* start *

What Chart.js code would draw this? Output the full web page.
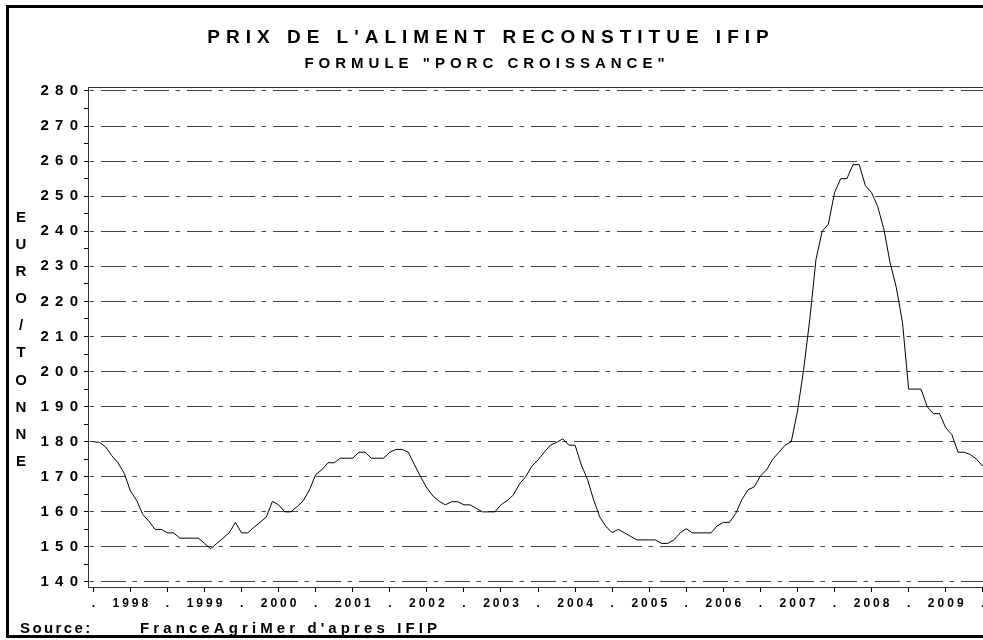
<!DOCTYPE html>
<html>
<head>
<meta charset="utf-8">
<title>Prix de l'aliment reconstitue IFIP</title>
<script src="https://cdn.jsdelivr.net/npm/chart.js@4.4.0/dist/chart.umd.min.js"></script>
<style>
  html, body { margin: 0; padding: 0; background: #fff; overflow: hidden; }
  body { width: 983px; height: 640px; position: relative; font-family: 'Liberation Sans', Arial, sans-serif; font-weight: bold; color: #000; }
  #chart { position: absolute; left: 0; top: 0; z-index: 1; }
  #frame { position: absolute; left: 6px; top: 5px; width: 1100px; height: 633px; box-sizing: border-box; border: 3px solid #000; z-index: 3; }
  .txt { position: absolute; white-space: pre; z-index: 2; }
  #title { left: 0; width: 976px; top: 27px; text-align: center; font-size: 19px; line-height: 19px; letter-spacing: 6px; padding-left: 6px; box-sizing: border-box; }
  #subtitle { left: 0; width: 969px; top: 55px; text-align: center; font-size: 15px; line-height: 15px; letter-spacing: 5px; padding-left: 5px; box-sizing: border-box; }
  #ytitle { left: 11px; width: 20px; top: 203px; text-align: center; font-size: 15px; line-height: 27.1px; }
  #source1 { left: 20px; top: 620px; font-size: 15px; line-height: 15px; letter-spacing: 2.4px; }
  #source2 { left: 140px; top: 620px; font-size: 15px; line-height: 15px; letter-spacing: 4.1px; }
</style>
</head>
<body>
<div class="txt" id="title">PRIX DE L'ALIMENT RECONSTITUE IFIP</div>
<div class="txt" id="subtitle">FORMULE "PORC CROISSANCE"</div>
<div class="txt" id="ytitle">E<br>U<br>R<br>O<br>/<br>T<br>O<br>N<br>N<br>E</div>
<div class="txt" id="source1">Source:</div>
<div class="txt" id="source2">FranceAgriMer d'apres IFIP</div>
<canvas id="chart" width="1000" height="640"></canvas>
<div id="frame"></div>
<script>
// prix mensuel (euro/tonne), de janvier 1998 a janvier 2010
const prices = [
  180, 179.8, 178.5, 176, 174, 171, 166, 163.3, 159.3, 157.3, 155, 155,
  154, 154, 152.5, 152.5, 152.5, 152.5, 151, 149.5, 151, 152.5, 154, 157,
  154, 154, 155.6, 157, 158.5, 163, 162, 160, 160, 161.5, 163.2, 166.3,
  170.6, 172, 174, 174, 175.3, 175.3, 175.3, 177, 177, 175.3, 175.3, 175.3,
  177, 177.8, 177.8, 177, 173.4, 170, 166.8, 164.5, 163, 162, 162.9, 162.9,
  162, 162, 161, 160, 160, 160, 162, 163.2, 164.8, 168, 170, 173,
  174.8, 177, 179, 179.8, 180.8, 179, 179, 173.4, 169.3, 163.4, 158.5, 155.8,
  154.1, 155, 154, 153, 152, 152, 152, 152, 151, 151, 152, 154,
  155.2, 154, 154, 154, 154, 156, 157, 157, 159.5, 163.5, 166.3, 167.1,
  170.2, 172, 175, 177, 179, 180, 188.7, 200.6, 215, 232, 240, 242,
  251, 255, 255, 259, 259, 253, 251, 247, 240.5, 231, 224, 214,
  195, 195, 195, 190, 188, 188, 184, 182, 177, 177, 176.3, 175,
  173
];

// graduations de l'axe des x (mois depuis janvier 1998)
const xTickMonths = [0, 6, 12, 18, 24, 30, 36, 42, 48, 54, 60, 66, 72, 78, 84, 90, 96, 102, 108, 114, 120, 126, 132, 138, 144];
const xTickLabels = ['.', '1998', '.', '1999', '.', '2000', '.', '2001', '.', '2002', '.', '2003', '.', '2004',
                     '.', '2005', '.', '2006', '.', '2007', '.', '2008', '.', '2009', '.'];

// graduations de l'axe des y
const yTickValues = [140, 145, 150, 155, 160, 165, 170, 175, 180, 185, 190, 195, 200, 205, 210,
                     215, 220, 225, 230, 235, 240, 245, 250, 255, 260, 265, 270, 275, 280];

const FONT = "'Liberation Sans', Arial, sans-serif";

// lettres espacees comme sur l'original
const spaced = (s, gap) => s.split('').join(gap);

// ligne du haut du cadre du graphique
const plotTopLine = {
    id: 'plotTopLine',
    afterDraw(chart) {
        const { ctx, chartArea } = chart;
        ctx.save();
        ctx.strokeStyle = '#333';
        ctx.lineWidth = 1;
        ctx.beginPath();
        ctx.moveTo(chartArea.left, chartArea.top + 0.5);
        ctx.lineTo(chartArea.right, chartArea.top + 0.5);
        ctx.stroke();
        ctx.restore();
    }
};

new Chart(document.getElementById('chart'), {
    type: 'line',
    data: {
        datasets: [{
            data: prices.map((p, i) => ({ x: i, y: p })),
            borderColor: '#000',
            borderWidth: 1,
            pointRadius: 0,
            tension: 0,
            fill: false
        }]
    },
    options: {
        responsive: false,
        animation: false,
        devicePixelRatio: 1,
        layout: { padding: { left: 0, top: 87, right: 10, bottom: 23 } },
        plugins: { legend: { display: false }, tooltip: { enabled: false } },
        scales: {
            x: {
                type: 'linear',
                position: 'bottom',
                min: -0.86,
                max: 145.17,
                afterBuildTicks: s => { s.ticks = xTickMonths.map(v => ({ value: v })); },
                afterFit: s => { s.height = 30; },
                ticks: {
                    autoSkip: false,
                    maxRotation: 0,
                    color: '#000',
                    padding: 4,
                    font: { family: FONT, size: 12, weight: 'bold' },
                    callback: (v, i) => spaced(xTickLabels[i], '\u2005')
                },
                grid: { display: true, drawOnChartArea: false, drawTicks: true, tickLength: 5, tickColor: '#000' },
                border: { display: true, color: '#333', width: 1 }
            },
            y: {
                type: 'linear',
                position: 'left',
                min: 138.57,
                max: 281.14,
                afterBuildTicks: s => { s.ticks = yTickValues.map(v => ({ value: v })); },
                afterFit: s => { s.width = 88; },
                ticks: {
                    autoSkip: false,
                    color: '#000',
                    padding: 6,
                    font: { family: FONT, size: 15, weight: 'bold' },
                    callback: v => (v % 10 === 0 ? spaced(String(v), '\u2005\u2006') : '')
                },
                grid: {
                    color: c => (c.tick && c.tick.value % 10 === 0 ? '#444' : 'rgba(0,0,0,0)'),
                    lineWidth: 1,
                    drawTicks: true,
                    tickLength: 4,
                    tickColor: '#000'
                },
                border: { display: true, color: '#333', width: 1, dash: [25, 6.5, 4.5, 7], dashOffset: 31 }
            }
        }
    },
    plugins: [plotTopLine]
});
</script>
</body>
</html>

* end *

STATED GOAL. Quote the preceding listing precisely and completely, omitting its images.

THE SOLUTION.
What Chart.js code would draw this? Output the full web page.
<!DOCTYPE html>
<html>
<head>
<meta charset="utf-8">
<title>Prix de l'aliment reconstitue IFIP</title>
<script src="https://cdn.jsdelivr.net/npm/chart.js@4.4.0/dist/chart.umd.min.js"></script>
<style>
  html, body { margin: 0; padding: 0; background: #fff; overflow: hidden; }
  body { width: 983px; height: 640px; position: relative; font-family: 'Liberation Sans', Arial, sans-serif; font-weight: bold; color: #000; }
  #chart { position: absolute; left: 0; top: 0; z-index: 1; }
  #frame { position: absolute; left: 6px; top: 5px; width: 1100px; height: 633px; box-sizing: border-box; border: 3px solid #000; z-index: 3; }
  .txt { position: absolute; white-space: pre; z-index: 2; }
  #title { left: 0; width: 976px; top: 27px; text-align: center; font-size: 19px; line-height: 19px; letter-spacing: 6px; padding-left: 6px; box-sizing: border-box; }
  #subtitle { left: 0; width: 969px; top: 55px; text-align: center; font-size: 15px; line-height: 15px; letter-spacing: 5px; padding-left: 5px; box-sizing: border-box; }
  #ytitle { left: 11px; width: 20px; top: 203px; text-align: center; font-size: 15px; line-height: 27.1px; }
  #source1 { left: 20px; top: 620px; font-size: 15px; line-height: 15px; letter-spacing: 2.4px; }
  #source2 { left: 140px; top: 620px; font-size: 15px; line-height: 15px; letter-spacing: 4.1px; }
</style>
</head>
<body>
<div class="txt" id="title">PRIX DE L'ALIMENT RECONSTITUE IFIP</div>
<div class="txt" id="subtitle">FORMULE "PORC CROISSANCE"</div>
<div class="txt" id="ytitle">E<br>U<br>R<br>O<br>/<br>T<br>O<br>N<br>N<br>E</div>
<div class="txt" id="source1">Source:</div>
<div class="txt" id="source2">FranceAgriMer d'apres IFIP</div>
<canvas id="chart" width="1000" height="640"></canvas>
<div id="frame"></div>
<script>
// prix mensuel (euro/tonne), de janvier 1998 a janvier 2010
const prices = [
  180, 179.8, 178.5, 176, 174, 171, 166, 163.3, 159.3, 157.3, 155, 155,
  154, 154, 152.5, 152.5, 152.5, 152.5, 151, 149.5, 151, 152.5, 154, 157,
  154, 154, 155.6, 157, 158.5, 163, 162, 160, 160, 161.5, 163.2, 166.3,
  170.6, 172, 174, 174, 175.3, 175.3, 175.3, 177, 177, 175.3, 175.3, 175.3,
  177, 177.8, 177.8, 177, 173.4, 170, 166.8, 164.5, 163, 162, 162.9, 162.9,
  162, 162, 161, 160, 160, 160, 162, 163.2, 164.8, 168, 170, 173,
  174.8, 177, 179, 179.8, 180.8, 179, 179, 173.4, 169.3, 163.4, 158.5, 155.8,
  154.1, 155, 154, 153, 152, 152, 152, 152, 151, 151, 152, 154,
  155.2, 154, 154, 154, 154, 156, 157, 157, 159.5, 163.5, 166.3, 167.1,
  170.2, 172, 175, 177, 179, 180, 188.7, 200.6, 215, 232, 240, 242,
  251, 255, 255, 259, 259, 253, 251, 247, 240.5, 231, 224, 214,
  195, 195, 195, 190, 188, 188, 184, 182, 177, 177, 176.3, 175,
  173
];

// graduations de l'axe des x (mois depuis janvier 1998)
const xTickMonths = [0, 6, 12, 18, 24, 30, 36, 42, 48, 54, 60, 66, 72, 78, 84, 90, 96, 102, 108, 114, 120, 126, 132, 138, 144];
const xTickLabels = ['.', '1998', '.', '1999', '.', '2000', '.', '2001', '.', '2002', '.', '2003', '.', '2004',
                     '.', '2005', '.', '2006', '.', '2007', '.', '2008', '.', '2009', '.'];

// graduations de l'axe des y
const yTickValues = [140, 145, 150, 155, 160, 165, 170, 175, 180, 185, 190, 195, 200, 205, 210,
                     215, 220, 225, 230, 235, 240, 245, 250, 255, 260, 265, 270, 275, 280];

const FONT = "'Liberation Sans', Arial, sans-serif";

// lettres espacees comme sur l'original
const spaced = (s, gap) => s.split('').join(gap);

// ligne du haut du cadre du graphique
const plotTopLine = {
    id: 'plotTopLine',
    afterDraw(chart) {
        const { ctx, chartArea } = chart;
        ctx.save();
        ctx.strokeStyle = '#333';
        ctx.lineWidth = 1;
        ctx.beginPath();
        ctx.moveTo(chartArea.left, chartArea.top + 0.5);
        ctx.lineTo(chartArea.right, chartArea.top + 0.5);
        ctx.stroke();
        ctx.restore();
    }
};

new Chart(document.getElementById('chart'), {
    type: 'line',
    data: {
        datasets: [{
            data: prices.map((p, i) => ({ x: i, y: p })),
            borderColor: '#000',
            borderWidth: 1,
            pointRadius: 0,
            tension: 0,
            fill: false
        }]
    },
    options: {
        responsive: false,
        animation: false,
        devicePixelRatio: 1,
        layout: { padding: { left: 0, top: 87, right: 10, bottom: 23 } },
        plugins: { legend: { display: false }, tooltip: { enabled: false } },
        scales: {
            x: {
                type: 'linear',
                position: 'bottom',
                min: -0.86,
                max: 145.17,
                afterBuildTicks: s => { s.ticks = xTickMonths.map(v => ({ value: v })); },
                afterFit: s => { s.height = 30; },
                ticks: {
                    autoSkip: false,
                    maxRotation: 0,
                    color: '#000',
                    padding: 4,
                    font: { family: FONT, size: 12, weight: 'bold' },
                    callback: (v, i) => spaced(xTickLabels[i], '\u2005')
                },
                grid: { display: true, drawOnChartArea: false, drawTicks: true, tickLength: 5, tickColor: '#000' },
                border: { display: true, color: '#333', width: 1 }
            },
            y: {
                type: 'linear',
                position: 'left',
                min: 138.57,
                max: 281.14,
                afterBuildTicks: s => { s.ticks = yTickValues.map(v => ({ value: v })); },
                afterFit: s => { s.width = 88; },
                ticks: {
                    autoSkip: false,
                    color: '#000',
                    padding: 6,
                    font: { family: FONT, size: 15, weight: 'bold' },
                    callback: v => (v % 10 === 0 ? spaced(String(v), '\u2005\u2006') : '')
                },
                grid: {
                    color: c => (c.tick && c.tick.value % 10 === 0 ? '#444' : 'rgba(0,0,0,0)'),
                    lineWidth: 1,
                    drawTicks: true,
                    tickLength: 4,
                    tickColor: '#000'
                },
                border: { display: true, color: '#333', width: 1, dash: [25, 6.5, 4.5, 7], dashOffset: 31 }
            }
        }
    },
    plugins: [plotTopLine]
});
</script>
</body>
</html>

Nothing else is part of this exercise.